Saturday 23 March 2013

Are we too nice?

I was reading the other day in a Christian magazine article a critique of Christians being perceived as “nice” – in particular, that we have far too often replaced the work “love” with “nice”. I think there is some truth in this.

So many churches seem to insist on being nice, being acceptable, being lovely people, that they forget the challenge that is a significant part of Christianity. Jesus was always challenging people – telling them to give up their wealth, or to pay back extortion charges. Jesus didn’t seem to take the “being nice” gospel to heart, so why should we?

Of course, there is a problem that we have Jesus' – and Paul's – words through 2000 years, different cultures, different languages. This means that we so often miss how rude they were to others. Calling someone a “whitewashed tomb” may not seem particularly bad, but it would have been extremely offensive. More like a polished turd in today’s language – this was not the sort of thing to call respected members of the temple.

I know there are some who would argue the opposite to this – that churches are not “nice” to them, because they have suffered so much at the hands of church members and leaders. Actually, this is, I think, another aspect of this “niceness” culture. If you don’t “fit in”, then you are “not nice”, and so must be driven away, because church is all about being “nice”. And you end up with the Stepford Wives church, where fitting in, behaving, conforming is what you do.

Christianity is radical. Christianity says that people of all sorts of divergent positions and views are all part of the same family. Christianity says that challenging the world, the systems, the structures, the wrong in the world is important. Christianity says that being offensive – calling people polished turds or foetid piles of excrement – is appropriate if that is how people are behaving.
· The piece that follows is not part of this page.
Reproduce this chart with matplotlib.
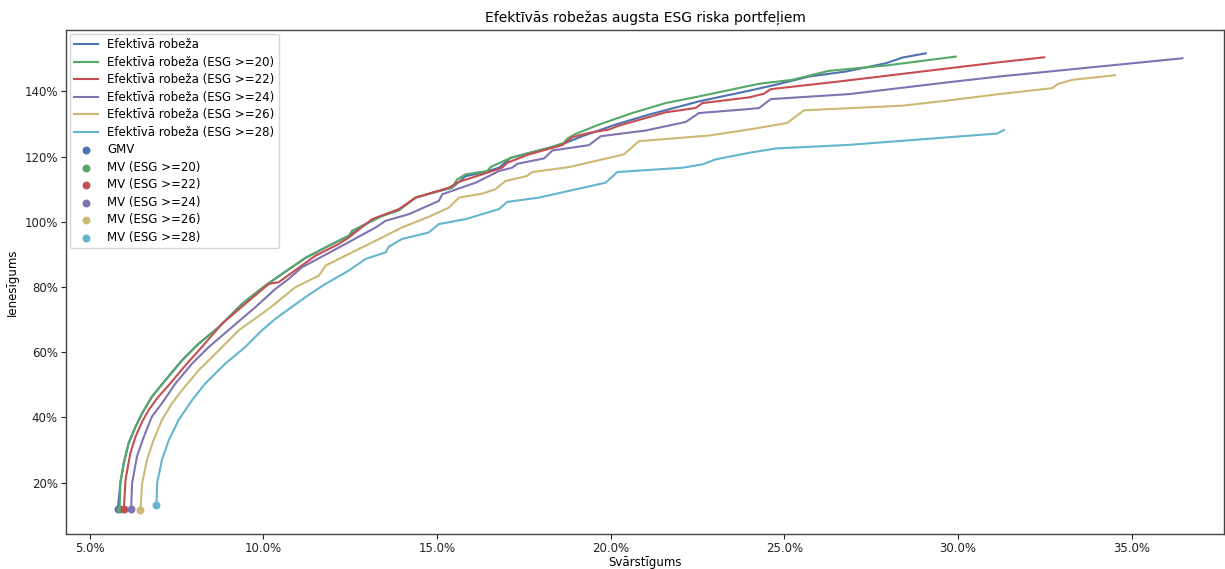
import matplotlib
matplotlib.use("Agg")
import matplotlib.pyplot as plt
from matplotlib.ticker import PercentFormatter

# volatility (%) and return (%) for each efficient frontier
ef_x = [5.81, 5.88, 5.98, 6.12, 6.32, 6.51, 6.79, 7.18, 7.66, 8.14, 8.72, 9.39, 10.06, 10.54,
        11.21, 11.79, 12.46, 12.94, 13.42, 13.90, 14.38, 14.96, 15.43, 15.82, 16.30, 16.78,
        17.12, 17.74, 18.22, 18.65, 19.18, 20.14, 21.10, 22.54, 23.98, 24.75, 25.71, 26.77,
        27.92, 28.40, 29.07]
ef_y = [11.97, 19.91, 26.02, 32.12, 37.19, 41.28, 46.35, 51.45, 57.56, 62.66, 67.73, 74.87, 80.46, 84.03,
        88.92, 92.15, 95.73, 99.30, 101.83, 103.57, 107.42, 109.16, 110.47, 114.00, 115.05, 116.58,
        119.63, 121.37, 122.69, 124.00, 126.26, 129.83, 132.89, 136.95, 140.21, 142.05, 144.58, 146.11,
        148.64, 150.38, 151.70]

ef20_x = [5.86, 5.88, 5.98, 6.12, 6.32, 6.51, 6.79, 7.18, 7.66, 8.14, 8.72, 9.39, 10.06, 10.54,
          11.21, 11.79, 12.46, 12.55, 12.94, 13.42, 13.90, 14.38, 14.96, 15.43, 15.58, 15.82,
          16.44, 16.54, 17.12, 17.74, 18.22, 18.65, 18.75, 18.99, 19.66, 20.62, 21.58, 22.54,
          24.27, 25.23, 26.28, 27.92, 29.93]
ef20_y = [11.76, 19.91, 26.02, 32.12, 37.19, 41.28, 46.35, 51.45, 57.56, 62.66, 67.73, 74.87, 80.46, 84.03,
          88.92, 92.15, 95.73, 97.25, 99.30, 101.83, 103.57, 107.42, 109.16, 110.47, 113.04, 114.56,
          115.57, 116.79, 119.63, 121.37, 122.69, 124.21, 125.56, 126.96, 129.83, 133.37, 136.43, 138.47,
          142.35, 143.57, 146.32, 147.94, 150.69]

ef22_x = [5.98, 6.03, 6.17, 6.32, 6.51, 6.70, 6.94, 7.32, 7.76, 8.23, 8.81, 9.48, 10.16, 10.44,
          11.50, 12.17, 12.46, 13.13, 13.90, 14.38, 15.34, 15.63, 16.30, 16.87, 17.02, 17.64,
          18.60, 18.89, 19.37, 19.95, 20.24, 20.91, 21.58, 22.44, 22.64, 23.98, 24.41, 24.61,
          26.57, 29.74, 31.18, 32.48]
ef22_y = [11.76, 20.92, 29.07, 34.14, 38.72, 42.29, 45.86, 50.44, 56.03, 61.62, 68.76, 74.87, 80.98, 81.47,
          89.62, 93.19, 95.21, 100.82, 103.88, 107.42, 110.47, 112.26, 114.56, 116.58, 118.11, 120.67,
          123.51, 125.95, 127.27, 128.31, 129.53, 131.54, 133.59, 134.90, 136.43, 138.17, 139.30, 140.70,
          143.05, 147.11, 148.95, 150.47]

ef24_x = [6.19, 6.22, 6.36, 6.56, 6.79, 7.08, 7.47, 7.95, 8.43, 9.10, 9.77, 10.35, 10.73, 11.11,
          12.27, 13.23, 13.52, 14.19, 15.05, 15.15, 16.11, 16.78, 17.16, 17.31, 18.08, 18.32,
          19.37, 19.71, 21.00, 22.16, 22.54, 23.98, 24.27, 24.61, 26.86, 29.74, 31.18, 36.46]
ef24_y = [11.76, 19.91, 28.03, 34.14, 40.24, 44.34, 50.44, 56.55, 61.62, 67.73, 73.83, 79.45, 82.50, 86.05,
          92.67, 98.26, 100.31, 102.35, 106.41, 108.46, 112.00, 115.57, 116.58, 117.80, 119.45, 121.89,
          123.51, 126.26, 128.00, 130.63, 133.37, 134.60, 134.90, 137.65, 139.18, 142.84, 144.58, 150.17]

ef26_x = [6.46, 6.51, 6.65, 6.84, 7.08, 7.37, 7.66, 8.14, 8.72, 9.29, 9.96, 10.16, 10.92, 11.60,
          11.79, 12.36, 13.23, 13.99, 14.76, 15.34, 15.63, 16.30, 16.68, 16.97, 17.59, 17.74,
          18.80, 20.38, 20.81, 22.83, 23.98, 25.08, 25.56, 28.40, 29.74, 31.18, 32.72, 32.86,
          33.29, 34.52]
ef26_y = [11.54, 19.91, 27.02, 33.13, 39.24, 44.34, 48.40, 54.50, 60.61, 66.72, 71.82, 73.34, 79.94, 83.51,
          86.56, 89.62, 94.20, 98.26, 101.53, 104.37, 107.42, 108.64, 110.00, 112.52, 114.05, 115.27,
          116.79, 120.67, 124.73, 126.47, 128.31, 130.32, 134.20, 135.63, 137.25, 139.18, 141.01, 142.23,
          143.57, 144.98]

ef28_x = [6.92, 6.94, 7.08, 7.28, 7.56, 7.95, 8.33, 8.91, 9.48, 9.96, 10.35, 11.21, 11.79, 12.46,
          12.94, 13.52, 13.61, 13.99, 14.76, 15.05, 15.82, 16.78, 17.02, 17.93, 19.85, 20.19,
          22.06, 22.64, 23.02, 23.98, 24.75, 26.86, 29.74, 31.13, 31.32]
ef28_y = [13.07, 19.91, 27.02, 33.13, 39.24, 45.34, 50.44, 56.55, 61.62, 66.72, 70.29, 76.89, 80.98, 85.04,
          88.61, 90.63, 92.37, 94.72, 96.73, 99.30, 100.82, 103.88, 106.11, 107.42, 112.00, 115.27,
          116.58, 117.62, 119.15, 121.16, 122.50, 123.60, 125.95, 127.08, 128.18]

# minimum-variance points
mv_labels = ["GMV", "MV (ESG >=20)", "MV (ESG >=22)", "MV (ESG >=24)", "MV (ESG >=26)", "MV (ESG >=28)"]
mv_x = [5.81, 5.86, 5.98, 6.19, 6.46, 6.92]
mv_y = [11.97, 11.76, 11.76, 11.76, 11.54, 13.07]

line_labels = ["Efektīvā robeža", "Efektīvā robeža (ESG >=20)", "Efektīvā robeža (ESG >=22)",
               "Efektīvā robeža (ESG >=24)", "Efektīvā robeža (ESG >=26)", "Efektīvā robeža (ESG >=28)"]
colors = ["#4C72B0", "#55A868", "#C44E52", "#8172B2", "#CCB974", "#64B5CD"]

curves = [(ef_x, ef_y), (ef20_x, ef20_y), (ef22_x, ef22_y),
          (ef24_x, ef24_y), (ef26_x, ef26_y), (ef28_x, ef28_y)]

plt.rcParams['font.family'] = ['DejaVu Sans']
fig = plt.figure(figsize=(12.25, 5.69), dpi=100)
ax = fig.add_axes([0.054, 0.062, 0.945, 0.885])

for (xs, ys), lab, c in zip(curves, line_labels, colors):
    ax.plot(xs, ys, color=c, lw=1.5, label=lab)
for x, y, lab, c in zip(mv_x, mv_y, mv_labels, colors):
    ax.scatter([x], [y], color=c, s=22, label=lab, zorder=3)

ax.set_xlim(4.32, 37.65)
ax.set_ylim(4.3, 158.8)
ax.xaxis.set_major_formatter(PercentFormatter(100, decimals=1))
ax.yaxis.set_major_formatter(PercentFormatter(100, decimals=0))
ax.set_xticks([5, 10, 15, 20, 25, 30, 35])
ax.set_yticks([20, 40, 60, 80, 100, 120, 140])
ax.tick_params(labelsize=8.5, colors="#222222", length=3.5, pad=2.5)
for sp in ax.spines.values():
    sp.set_color("#444444")
    sp.set_linewidth(1.0)

ax.set_title("Efektīvās robežas augsta ESG riska portfeļiem", fontsize=10, pad=6)
ax.set_xlabel("Svārstīgums", fontsize=8.5, labelpad=1)
ax.set_ylabel("Ienesīgums", fontsize=8.5, labelpad=4)

ax.legend(loc="upper left", fontsize=8.5, frameon=True, borderaxespad=0.3, labelspacing=0.38)

fig.savefig("out.png", dpi=100)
It means that discussing the truth about priests who abuse young children should not be kept behind closed doors, for fear of having to discuss things that were not nice. Christianity is about facing up to the truth, declaring Gods truth and challenging the wrong, and doing this in strong terms. At the same time, it does not mean taking our own pathetic foibles, claiming divine approval for them, and abusing people who do not fit in. Lets be honest, nobody “fits in”. We need to accept that, not try to squeeze people into a mould.

So stop being “nice”. Or rather, stop claiming your “niceness” is Christian. Christianity isn’t nice.